- [Dataset excerpt]:
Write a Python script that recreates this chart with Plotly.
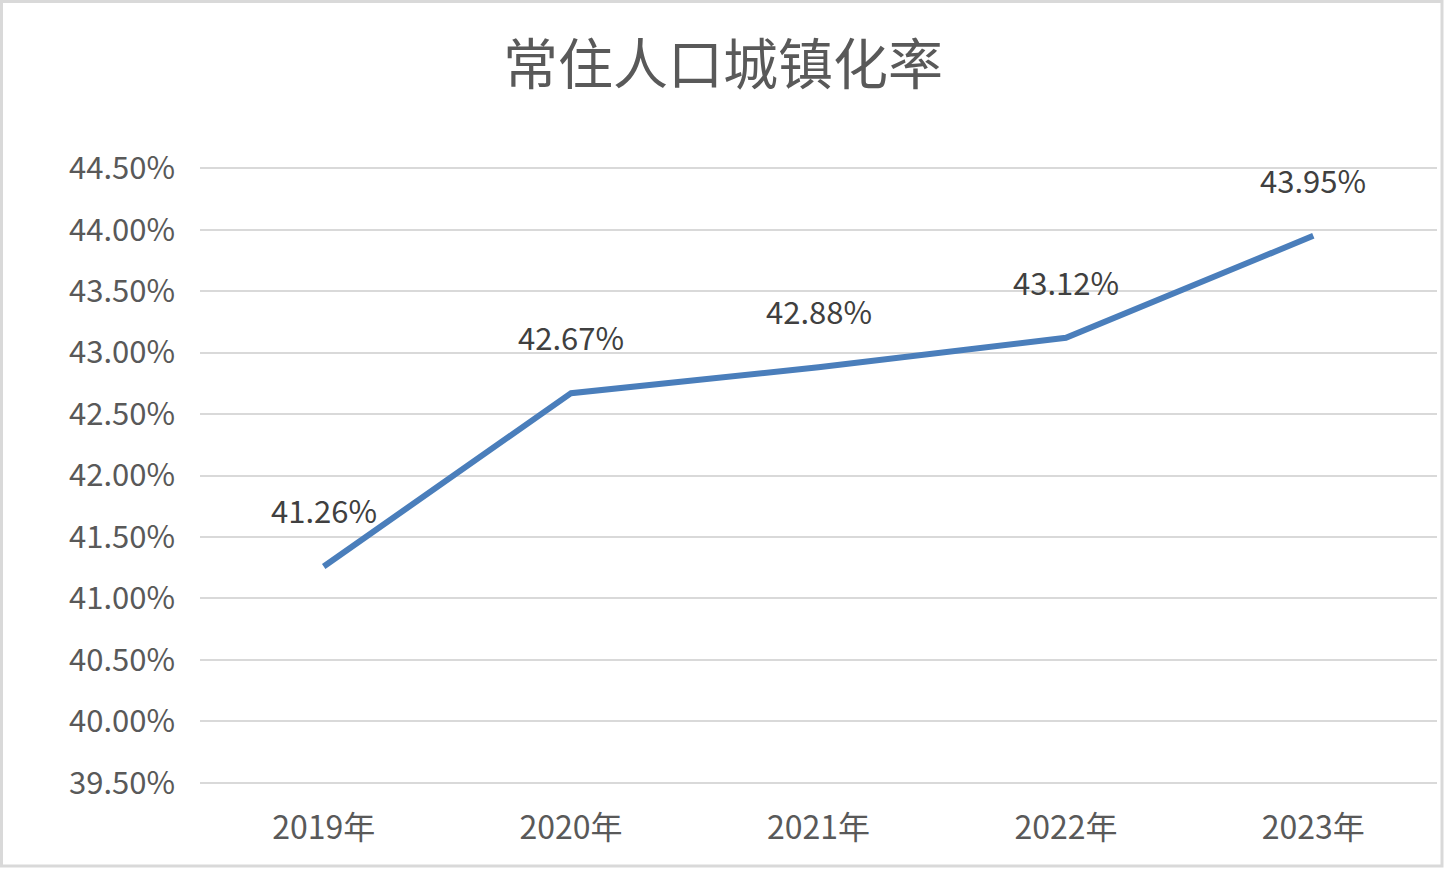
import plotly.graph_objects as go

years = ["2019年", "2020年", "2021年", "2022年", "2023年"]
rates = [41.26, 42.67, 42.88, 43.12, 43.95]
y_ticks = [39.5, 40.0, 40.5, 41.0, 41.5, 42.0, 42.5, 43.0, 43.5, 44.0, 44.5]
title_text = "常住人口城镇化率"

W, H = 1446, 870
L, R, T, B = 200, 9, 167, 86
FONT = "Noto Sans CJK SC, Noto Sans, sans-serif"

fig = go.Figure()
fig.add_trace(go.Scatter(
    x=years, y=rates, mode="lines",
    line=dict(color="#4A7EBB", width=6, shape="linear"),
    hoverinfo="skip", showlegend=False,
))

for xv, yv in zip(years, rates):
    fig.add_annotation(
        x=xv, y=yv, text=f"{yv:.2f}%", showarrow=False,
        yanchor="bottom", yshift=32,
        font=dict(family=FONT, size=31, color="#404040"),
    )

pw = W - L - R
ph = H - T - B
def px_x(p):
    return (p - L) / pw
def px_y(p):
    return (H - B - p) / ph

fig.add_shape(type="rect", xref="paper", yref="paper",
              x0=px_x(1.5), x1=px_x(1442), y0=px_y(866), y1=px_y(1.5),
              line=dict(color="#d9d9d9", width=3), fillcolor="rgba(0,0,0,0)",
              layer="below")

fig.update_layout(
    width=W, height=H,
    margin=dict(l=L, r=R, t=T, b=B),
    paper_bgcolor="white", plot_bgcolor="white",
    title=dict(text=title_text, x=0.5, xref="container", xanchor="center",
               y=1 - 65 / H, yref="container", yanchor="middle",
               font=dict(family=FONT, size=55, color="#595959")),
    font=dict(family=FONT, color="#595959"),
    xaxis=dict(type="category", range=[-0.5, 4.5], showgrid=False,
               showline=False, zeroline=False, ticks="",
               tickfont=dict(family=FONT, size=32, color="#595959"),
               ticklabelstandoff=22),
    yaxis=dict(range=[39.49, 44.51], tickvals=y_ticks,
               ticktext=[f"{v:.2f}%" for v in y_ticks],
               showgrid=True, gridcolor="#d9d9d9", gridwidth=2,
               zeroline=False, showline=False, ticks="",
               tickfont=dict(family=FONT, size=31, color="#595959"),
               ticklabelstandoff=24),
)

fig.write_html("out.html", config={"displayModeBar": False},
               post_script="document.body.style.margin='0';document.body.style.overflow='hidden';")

- [Given request]: The data above should be repeated exactly, minus any pictures.

- [Written answer]:
Write a Python script that recreates this chart with Plotly.
import plotly.graph_objects as go

years = ["2019年", "2020年", "2021年", "2022年", "2023年"]
rates = [41.26, 42.67, 42.88, 43.12, 43.95]
y_ticks = [39.5, 40.0, 40.5, 41.0, 41.5, 42.0, 42.5, 43.0, 43.5, 44.0, 44.5]
title_text = "常住人口城镇化率"

W, H = 1446, 870
L, R, T, B = 200, 9, 167, 86
FONT = "Noto Sans CJK SC, Noto Sans, sans-serif"

fig = go.Figure()
fig.add_trace(go.Scatter(
    x=years, y=rates, mode="lines",
    line=dict(color="#4A7EBB", width=6, shape="linear"),
    hoverinfo="skip", showlegend=False,
))

for xv, yv in zip(years, rates):
    fig.add_annotation(
        x=xv, y=yv, text=f"{yv:.2f}%", showarrow=False,
        yanchor="bottom", yshift=32,
        font=dict(family=FONT, size=31, color="#404040"),
    )

pw = W - L - R
ph = H - T - B
def px_x(p):
    return (p - L) / pw
def px_y(p):
    return (H - B - p) / ph

fig.add_shape(type="rect", xref="paper", yref="paper",
              x0=px_x(1.5), x1=px_x(1442), y0=px_y(866), y1=px_y(1.5),
              line=dict(color="#d9d9d9", width=3), fillcolor="rgba(0,0,0,0)",
              layer="below")

fig.update_layout(
    width=W, height=H,
    margin=dict(l=L, r=R, t=T, b=B),
    paper_bgcolor="white", plot_bgcolor="white",
    title=dict(text=title_text, x=0.5, xref="container", xanchor="center",
               y=1 - 65 / H, yref="container", yanchor="middle",
               font=dict(family=FONT, size=55, color="#595959")),
    font=dict(family=FONT, color="#595959"),
    xaxis=dict(type="category", range=[-0.5, 4.5], showgrid=False,
               showline=False, zeroline=False, ticks="",
               tickfont=dict(family=FONT, size=32, color="#595959"),
               ticklabelstandoff=22),
    yaxis=dict(range=[39.49, 44.51], tickvals=y_ticks,
               ticktext=[f"{v:.2f}%" for v in y_ticks],
               showgrid=True, gridcolor="#d9d9d9", gridwidth=2,
               zeroline=False, showline=False, ticks="",
               tickfont=dict(family=FONT, size=31, color="#595959"),
               ticklabelstandoff=24),
)

fig.write_html("out.html", config={"displayModeBar": False},
               post_script="document.body.style.margin='0';document.body.style.overflow='hidden';")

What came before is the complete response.